World Top 100 Typo Density
The list above shows the typo density percentages for the world's top 100 domains. Higher percentages (red) indicate more registered typo variations, suggesting greater interest or targeting by typosquatters.
Typo Density by TLD
Different Top-Level Domains (TLDs) show varying patterns of typo density. The .com TLD generally exhibits the highest density rates, reflecting its dominant position in the domain ecosystem and higher commercial value.
The chart above shows the top 100 TLDs by domain count, sorted to highlight the most common namespaces. The .com TLD shows notably higher density rates compared to others, reflecting the greater commercial value and targeting that .com domains experience, especially for high-traffic websites.
Domain Length vs. Typo Density
Shorter domains typically exhibit higher typo density percentages. This correlation exists because shorter names have fewer possible typo variations, so the registration of even a few typosquatting domains creates a higher density percentage.
The scatterplot demonstrates the inverse relationship between domain length and typo density. Domains with 5-8 characters show the highest density percentages (often 80-100%), while longer domains typically see lower percentages despite potentially having more absolute numbers of typosquatting registrations.
Traffic Rank vs. Typo Density
There's a notable correlation between a domain's traffic rank and its typo density. Higher-traffic sites generally attract more typosquatting attempts, but the relationship varies between user-facing and infrastructure domains.
The chart clearly illustrates two distinct patterns: user-facing domains (blue) typically show high typo density regardless of rank, while infrastructure/CDN domains (orange) show significantly lower typo density despite their high traffic. This distinction highlights how typosquatters target domains that users directly type rather than those that operate behind the scenes.
The CDN Effect on Typo Density
Domains primarily used for Content Delivery Networks (CDNs) or backend services (e.g., somecdn.com, apiserver.net, root-servers.net) often exhibit lower typo densities compared to user-facing brand domains. This is because users rarely type these domains directly into their browsers. The traffic comes from websites loading resources. Therefore, typosquatters have less incentive to register misspellings, as they are less likely to capture direct user traffic.
Domains like gstatic.com (35%) or akamai.net (37%) in our dataset illustrate this trend, showing lower density despite high overall traffic rankings. Similarly, googleusercontent.com has just 4% typo density despite ranking 32nd in traffic, because it's primarily accessed through embedded resources rather than direct user navigation.
How You Can Protect Yourself
For Individuals
- Double-check URLs before entering sensitive information.
- Use browser extensions that warn against known malicious sites.
- Bookmark frequently visited sites instead of typing the URL each time.

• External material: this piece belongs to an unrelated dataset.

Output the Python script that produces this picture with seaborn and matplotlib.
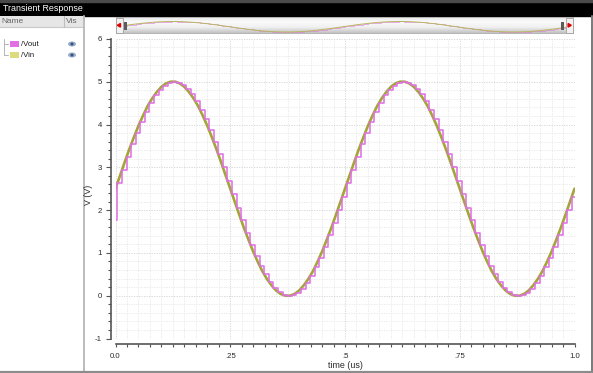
import numpy as np
import matplotlib
matplotlib.use("Agg")
import matplotlib.pyplot as plt
import seaborn as sns
from matplotlib.patches import Rectangle, Ellipse, Polygon
from matplotlib.lines import Line2D
from matplotlib.ticker import MultipleLocator, FixedLocator, FixedFormatter
from matplotlib.colors import LinearSegmentedColormap

# ---------------- data ----------------
title = "Transient Response"
series_names = ["/Vout", "/Vin"]
x_label = "time (us)"
y_label = "V (V)"
x_ticks = [0.0, 0.25, 0.5, 0.75, 1.0]
x_tick_labels = ["0.0", ".25", ".5", ".75", "1.0"]
y_ticks = [-1, 0, 1, 2, 3, 4, 5, 6]
y_tick_labels = ["-1", "0", "1", "2", "3", "4", "5", "6"]

# /Vin: smooth input, sampled every 0.01 us
vin_time = np.round(np.arange(0, 101) * 0.01, 3)
vin_values = [2.50, 2.81, 3.12, 3.42, 3.70, 3.97, 4.21, 4.43, 4.61, 4.76, 4.88, 4.96, 5.00,
              5.00, 4.96, 4.88, 4.76, 4.61, 4.43, 4.21, 3.97, 3.70, 3.42, 3.12, 2.81, 2.50,
              2.19, 1.88, 1.58, 1.30, 1.03, 0.79, 0.57, 0.39, 0.24, 0.12, 0.04, 0.00, 0.00,
              0.04, 0.12, 0.24, 0.39, 0.57, 0.79, 1.03, 1.30, 1.58, 1.88, 2.19, 2.50,
              2.81, 3.12, 3.42, 3.70, 3.97, 4.21, 4.43, 4.61, 4.76, 4.88, 4.96, 5.00,
              5.00, 4.96, 4.88, 4.76, 4.61, 4.43, 4.21, 3.97, 3.70, 3.42, 3.12, 2.81, 2.50,
              2.19, 1.88, 1.58, 1.30, 1.03, 0.79, 0.57, 0.39, 0.24, 0.12, 0.04, 0.00, 0.00,
              0.04, 0.12, 0.24, 0.39, 0.57, 0.79, 1.03, 1.30, 1.58, 1.88, 2.19, 2.50]

# /Vout: sample-and-hold output (initial 1.78 V, then held samples every 0.01 us from 0.004 us)
vout_time = np.concatenate(([0.0], np.round(0.004 + np.arange(100) * 0.01, 3), [1.0]))
vout_values = [1.78,
               2.63, 2.94, 3.24, 3.54, 3.81, 4.07, 4.30, 4.50, 4.68, 4.81, 4.91, 4.98, 5.00,
               4.98, 4.93, 4.84, 4.71, 4.54, 4.34, 4.12, 3.87, 3.59, 3.30, 3.00, 2.69, 2.37,
               2.06, 1.76, 1.46, 1.19, 0.93, 0.70, 0.50, 0.32, 0.19, 0.09, 0.02, 0.00, 0.02,
               0.07, 0.16, 0.29, 0.46, 0.66, 0.88, 1.13, 1.41, 1.70, 2.00, 2.31,
               2.63, 2.94, 3.24, 3.54, 3.81, 4.07, 4.30, 4.50, 4.68, 4.81, 4.91, 4.98, 5.00,
               4.98, 4.93, 4.84, 4.71, 4.54, 4.34, 4.12, 3.87, 3.59, 3.30, 3.00, 2.69, 2.37,
               2.06, 1.76, 1.46, 1.19, 0.93, 0.70, 0.50, 0.32, 0.19, 0.09, 0.02, 0.00, 0.02,
               0.07, 0.16, 0.29, 0.46, 0.66, 0.88, 1.13, 1.41, 1.70, 2.00, 2.31,
               2.31]

VOUT_COLOR = "#e070e4"
VIN_COLOR = "#a4a43a"
VIN_SWATCH = "#dcdc7e"

# ---------------- figure ----------------
sns.set_theme(style="white")
plt.rcParams['font.family'] = ['Liberation Sans', 'DejaVu Sans']

W, H = 593, 373
fig = plt.figure(figsize=(W / 100, H / 100), dpi=100)
fig.patch.set_facecolor("white")


def rect(x0, y0, x1, y1):
    return [x0 / W, 1 - y1 / H, (x1 - x0) / W, (y1 - y0) / H]


# background chrome (pixel coordinates)
bg = fig.add_axes([0, 0, 1, 1], zorder=0)
bg.set_xlim(0, W)
bg.set_ylim(H, 0)
bg.axis("off")

bg.add_patch(Rectangle((0, 0), W, 15.5, color="black"))
bg.add_patch(Rectangle((0, 0), W, 1.5, color="#4a4a4a"))
bg.text(3, 8.6, title, color="white", fontsize=6.4, va="center", ha="left")

# left panel header
bg.add_patch(Rectangle((0, 15.5), 83, 11.5, facecolor="#e6e6e6", edgecolor="none"))
bg.add_line(Line2D([0, 83], [27, 27], color="#c8c8c8", lw=0.8))
bg.add_line(Line2D([64, 64], [15.5, 27], color="#bdbdbd", lw=0.8))
bg.text(1.2, 21.4, "Name", color="#666666", fontsize=6.0, va="center", ha="left")
bg.text(65.5, 21.4, "Vis", color="#666666", fontsize=6.0, va="center", ha="left")

# panel separator, borders
bg.add_line(Line2D([83.5, 83.5], [15.5, 371], color="#bcbcbc", lw=1.4))
bg.add_line(Line2D([591.5, 591.5], [15.5, 373], color="#7a7a7a", lw=1.4))
bg.add_line(Line2D([0, W], [371.8, 371.8], color="#8c8c8c", lw=1.6))

# legend tree
bg.add_line(Line2D([4, 4], [38.5, 55], color="#b4b4b4", lw=0.7))
for yy in (44, 55):
    bg.add_line(Line2D([4, 7.5], [yy, yy], color="#b4b4b4", lw=0.7))
swatches = [VOUT_COLOR, VIN_SWATCH]
for i, (name, col) in enumerate(zip(series_names, swatches)):
    yy = 44 + 11 * i
    bg.add_patch(Rectangle((9.5, yy - 3.4), 9.5, 6.8, facecolor=col, edgecolor="none"))
    bg.text(21, yy + 0.2, name, color="#1a1a1a", fontsize=5.6, va="center", ha="left")
    bg.add_patch(Ellipse((72, yy), 8.0, 5.0, facecolor="#93abc9", edgecolor="none"))
    bg.add_patch(Ellipse((72, yy), 3.0, 3.0, facecolor="#3d5278", edgecolor="none"))

# ---------------- main plot ----------------
ax = fig.add_axes(rect(115.5, 38.9, 574.5, 338.5), zorder=2)
ax.set_facecolor("white")
sns.lineplot(x=vin_time, y=vin_values, ax=ax, color=VIN_COLOR, lw=1.9,
             estimator=None, sort=False, zorder=3)
sns.lineplot(x=vout_time, y=vout_values, ax=ax, color=VOUT_COLOR, lw=1.15,
             drawstyle="steps-post", estimator=None, sort=False, zorder=4)
ax.set_xlim(0, 1)
ax.set_ylim(-1, 6)

for s in ("top", "right"):
    ax.spines[s].set_visible(False)
for s in ("left", "bottom"):
    ax.spines[s].set_position(("outward", 3.6))
    ax.spines[s].set_color("#555555")
    ax.spines[s].set_linewidth(1.2)

ax.xaxis.set_major_locator(FixedLocator(x_ticks))
ax.xaxis.set_major_formatter(FixedFormatter(x_tick_labels))
ax.xaxis.set_minor_locator(MultipleLocator(0.025))
ax.yaxis.set_major_locator(FixedLocator(y_ticks))
ax.yaxis.set_major_formatter(FixedFormatter(y_tick_labels))
ax.yaxis.set_minor_locator(MultipleLocator(0.2))

ax.tick_params(which="both", direction="out", color="#555555", width=0.8,
               labelsize=5.6, labelcolor="#2a2a2a", bottom=True, left=True)
ax.tick_params(axis="x", which="both", length=2.3, pad=4.5)
ax.tick_params(axis="y", which="major", length=3.6, pad=2.6)
ax.tick_params(axis="y", which="minor", length=2.2)

ax.grid(which="major", color="#d2d2d2", lw=0.6, ls=(0, (1.5, 1.5)))
ax.grid(which="minor", color="#e6e6e6", lw=0.6, ls=(0, (1.5, 1.5)))
ax.set_axisbelow(True)

ax.set_xlabel(x_label, fontsize=6.4, color="#2a2a2a")
ax.xaxis.set_label_coords(0.5, -0.074)
ax.set_ylabel(y_label, fontsize=6.4, color="#2a2a2a")
ax.yaxis.set_label_coords(-0.048, 0.48)

# ---------------- overview scroller ----------------
mini = fig.add_axes(rect(116, 17.3, 573, 33.3), zorder=3)
mx = (0, 1.0066)
my = (-0.62, 7.0)
grad = np.linspace(0, 1, 64)[:, None]
cmap = LinearSegmentedColormap.from_list("bar", ["#e2e2e2", "#fbfbfb", "#f0f0f0", "#c2c2c2"])
mini.imshow(grad, cmap=cmap, extent=(mx[0], mx[1], my[0], my[1]), aspect="auto",
            origin="upper", zorder=0)
sns.lineplot(x=vin_time, y=vin_values, ax=mini, color="#b8b860", lw=0.7,
             estimator=None, sort=False, zorder=2)
sns.lineplot(x=vout_time, y=vout_values, ax=mini, color=VOUT_COLOR, lw=0.5,
             drawstyle="steps-post", estimator=None, sort=False, zorder=1, alpha=0.8)
mini.set_xlim(*mx)
mini.set_ylim(*my)
mini.set_xticks([])
mini.set_yticks([])
for s in mini.spines.values():
    s.set_color("#a8a8a8")
    s.set_linewidth(0.6)

# scroller end caps (foreground, pixel coordinates)
fg = fig.add_axes([0, 0, 1, 1], zorder=5)
fg.set_xlim(0, W)
fg.set_ylim(H, 0)
fg.axis("off")
fg.patch.set_alpha(0)
for x0 in (115.5, 565.5):
    fg.add_patch(Rectangle((x0, 17.5), 7.5, 15.6, facecolor="#f2f2f2", edgecolor="#a0a0a0", lw=0.6))
fg.add_patch(Polygon([(117.3, 25.3), (120.5, 23.5), (120.5, 27.1)], closed=True, color="#e00000"))
fg.add_patch(Polygon([(571.3, 25.3), (568.1, 23.5), (568.1, 27.1)], closed=True, color="#e00000"))
fg.add_patch(Rectangle((124.4, 21.6), 2.6, 8.8, facecolor="#5c5c5c", edgecolor="none"))
fg.add_patch(Rectangle((561.3, 21.6), 2.6, 8.8, facecolor="#5c5c5c", edgecolor="none"))

fig.savefig("out.png", dpi=100)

- Be wary of links in emails or messages, especially if they seem urgent or suspicious.
For Organizations
- Proactively register common misspellings and variations of your primary domain(s).
- Utilize domain monitoring services to detect new typosquatting registrations.
- Implement DMARC, DKIM, and SPF email authentication standards to combat phishing using your domain.
- Educate employees and customers about the risks of typosquatting.
- Consider legal action (like UDRP complaints) against malicious typosquatters.
The Length Effect on Typo Density
Shorter domains naturally have fewer possible typo variations compared to longer domains. For example, a 4-letter domain like bing.com has significantly fewer possible typo combinations than a 14-letter domain like microsoftonline.com. This creates an important mathematical effect on typo density percentages.
Since typo density is calculated as the percentage of possible typo variants that are registered, shorter domains can reach high density percentages more easily. For instance, if a 5-letter domain has 20 possible typo variants and 18 are registered, that's a 90% density. Meanwhile, a 15-letter domain might have 100 possible variants with 40 registered, resulting in a 40% density despite having more absolute typosquatting domains.
This mathematical reality means that short, popular domains often show extremely high density percentages (90-100%), while longer domains rarely achieve such high percentages even when heavily targeted. When interpreting typo density data, it's important to consider this length effect to avoid misinterpreting the relative targeting rates of different domains.
Our Methodology
Our research team actively scans and maps domain registrations, analyzing patterns of typosquatting. We generate possible typos for each domain using algorithms that simulate common typing errors, transposition mistakes, and homograph replacements.
For each domain, we calculate the typo density as the percentage of possible typo variants that are actually registered. This creates a standardized metric that can be compared across different domains regardless of their length or complexity.
Data collection involves periodic scanning of domain registration databases, with verification to distinguish between legitimate alternate domains and potential typosquatting attempts. The results are normalized to account for TLD popularity and regional registration patterns.
We use ip8.com/typo-generator as the basis for our scans, generating a comprehensive list of possible typo variations for each domain. Traffic ranking data is sourced from ip8.com/ranking, a world ranking monitor that tracks domain popularity and usage patterns.
It's important to note that the data presented in this report represents a snapshot of the current typosquatting landscape. Domain registrations change daily, and the situation may have evolved since the time of data collection. We recommend regular monitoring for the most up-to-date assessment of typo density patterns.